▶ **GIVEN INSTRUCTION**: Begin with the first line of the material and copy each line word for word through the line that contains "25, color: '#111'"; the pictures are left out.

▶ **DATA LINES**:
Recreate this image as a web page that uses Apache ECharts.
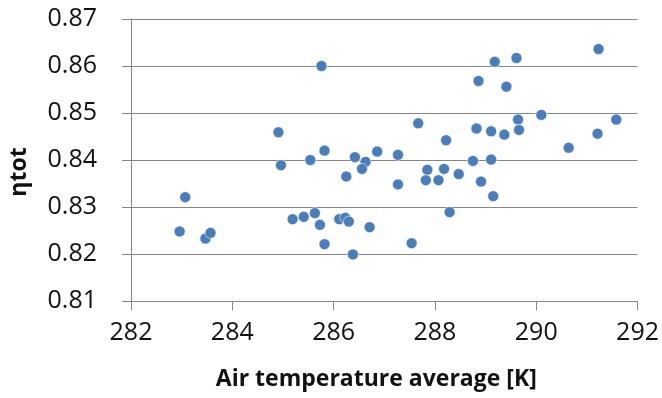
<!DOCTYPE html>
<html>
<head>
<meta charset="utf-8">
<script src="https://cdn.jsdelivr.net/npm/echarts@6/dist/echarts.min.js"></script>
<style>
  html, body { margin: 0; padding: 0; background: #fff; }
  #chart { width: 662px; height: 398px; }
</style>
</head>
<body>
<div id="chart"></div>
<script>
// Average air temperature [K] of each run
var airTemp = [
  285.76, 284.91, 284.96, 285.82, 285.54, 286.42, 286.63, 286.56, 286.86, 287.27,
  286.25, 287.27, 283.07, 282.96, 283.47, 283.57, 285.19, 285.41, 285.63, 285.73,
  286.11, 286.23, 286.30, 285.82, 286.38, 286.71, 287.67, 287.54, 288.22, 287.85,
  287.82, 288.07, 288.18, 288.47, 288.29, 288.75, 288.82, 288.86, 288.91, 289.11,
  289.11, 289.15, 289.18, 289.37, 289.41, 289.61, 289.64, 289.66, 290.10, 290.64,
  291.23, 291.21, 291.58
];
// Total efficiency ηtot of each run
var etaTot = [
  0.8600, 0.8459, 0.8389, 0.8420, 0.8400, 0.8406, 0.8396, 0.8381, 0.8418, 0.8411,
  0.8365, 0.8348, 0.8321, 0.8248, 0.8233, 0.8245, 0.8274, 0.8279, 0.8287, 0.8262,
  0.8274, 0.8277, 0.8269, 0.8221, 0.8199, 0.8257, 0.8478, 0.8223, 0.8442, 0.8379,
  0.8357, 0.8357, 0.8381, 0.8370, 0.8289, 0.8398, 0.8467, 0.8568, 0.8354, 0.8461,
  0.8401, 0.8323, 0.8609, 0.8454, 0.8556, 0.8617, 0.8486, 0.8464, 0.8496, 0.8426,
  0.8636, 0.8456, 0.8486
];
var xTicks = [282, 284, 286, 288, 290, 292];
var yTicks = [0.81, 0.82, 0.83, 0.84, 0.85, 0.86, 0.87];

var points = airTemp.map(function (t, i) { return [t, etaTot[i]]; });

var axisGray = '#868686';
var labelFont = { fontFamily: 'Open Sans', fontSize: 25, color: '#111' };

var chart = echarts.init(document.getElementById('chart'), null, { renderer: 'canvas' });
chart.setOption({
  animation: false,
  backgroundColor: '#fff',
  grid: { left: 123, right: 23, top: 19, bottom: 97, containLabel: false },
  xAxis: {
    type: 'value',
    min: xTicks[0],
    max: xTicks[xTicks.length - 1],
    interval: 2,
    name: 'Air temperature average [K]',
    nameLocation: 'middle',
    nameGap: 67,
    nameTextStyle: { fontFamily: 'Open Sans', fontWeight: 'bold', fontSize: 23, color: '#111', padding: [0, 16, 0, 0] },
    axisLine: { show: true, lineStyle: { color: axisGray, width: 1 } },
    axisTick: { show: true, inside: false, length: 9, lineStyle: { color: axisGray } },
    axisLabel: Object.assign({ margin: 19 }, labelFont),
    splitLine: { show: false }
  },
  yAxis: {
    type: 'value',
    min: yTicks[0],
    max: yTicks[yTicks.length - 1],
    interval: 0.01,
    name: 'ηtot',
    nameLocation: 'middle',
    nameGap: 100,
    nameRotate: 90,
    nameTextStyle: { fontFamily: 'Open Sans', fontWeight: 'bold', fontSize: 23, color: '#111', padding: [0, 24, 0, 0] },
    axisLine: { show: true, onZero: false, lineStyle: { color: axisGray, width: 1 } },
    axisTick: { show: true, inside: false, length: 9, lineStyle: { color: axisGray } },
    axisLabel: Object.assign({
      margin: 34,
      formatter: function (v) { return v.toFixed(2); }
    }, labelFont),
    splitLine: { show: true, lineStyle: { color: axisGray, width: 1 } }
  },
  series: [{
    type: 'scatter',
    data: points,
    symbol: 'circle',
    symbolSize: 11,
    itemStyle: { color: '#4a7ebb', borderColor: 'rgba(255,255,255,0.7)', borderWidth: 0.8, opacity: 1 }
  }]
});
</script>
</body>
</html>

▶ **CORRECT OUTPUT**:
Recreate this image as a web page that uses Apache ECharts.
<!DOCTYPE html>
<html>
<head>
<meta charset="utf-8">
<script src="https://cdn.jsdelivr.net/npm/echarts@6/dist/echarts.min.js"></script>
<style>
  html, body { margin: 0; padding: 0; background: #fff; }
  #chart { width: 662px; height: 398px; }
</style>
</head>
<body>
<div id="chart"></div>
<script>
// Average air temperature [K] of each run
var airTemp = [
  285.76, 284.91, 284.96, 285.82, 285.54, 286.42, 286.63, 286.56, 286.86, 287.27,
  286.25, 287.27, 283.07, 282.96, 283.47, 283.57, 285.19, 285.41, 285.63, 285.73,
  286.11, 286.23, 286.30, 285.82, 286.38, 286.71, 287.67, 287.54, 288.22, 287.85,
  287.82, 288.07, 288.18, 288.47, 288.29, 288.75, 288.82, 288.86, 288.91, 289.11,
  289.11, 289.15, 289.18, 289.37, 289.41, 289.61, 289.64, 289.66, 290.10, 290.64,
  291.23, 291.21, 291.58
];
// Total efficiency ηtot of each run
var etaTot = [
  0.8600, 0.8459, 0.8389, 0.8420, 0.8400, 0.8406, 0.8396, 0.8381, 0.8418, 0.8411,
  0.8365, 0.8348, 0.8321, 0.8248, 0.8233, 0.8245, 0.8274, 0.8279, 0.8287, 0.8262,
  0.8274, 0.8277, 0.8269, 0.8221, 0.8199, 0.8257, 0.8478, 0.8223, 0.8442, 0.8379,
  0.8357, 0.8357, 0.8381, 0.8370, 0.8289, 0.8398, 0.8467, 0.8568, 0.8354, 0.8461,
  0.8401, 0.8323, 0.8609, 0.8454, 0.8556, 0.8617, 0.8486, 0.8464, 0.8496, 0.8426,
  0.8636, 0.8456, 0.8486
];
var xTicks = [282, 284, 286, 288, 290, 292];
var yTicks = [0.81, 0.82, 0.83, 0.84, 0.85, 0.86, 0.87];

var points = airTemp.map(function (t, i) { return [t, etaTot[i]]; });

var axisGray = '#868686';
var labelFont = { fontFamily: 'Open Sans', fontSize: 25, color: '#111' };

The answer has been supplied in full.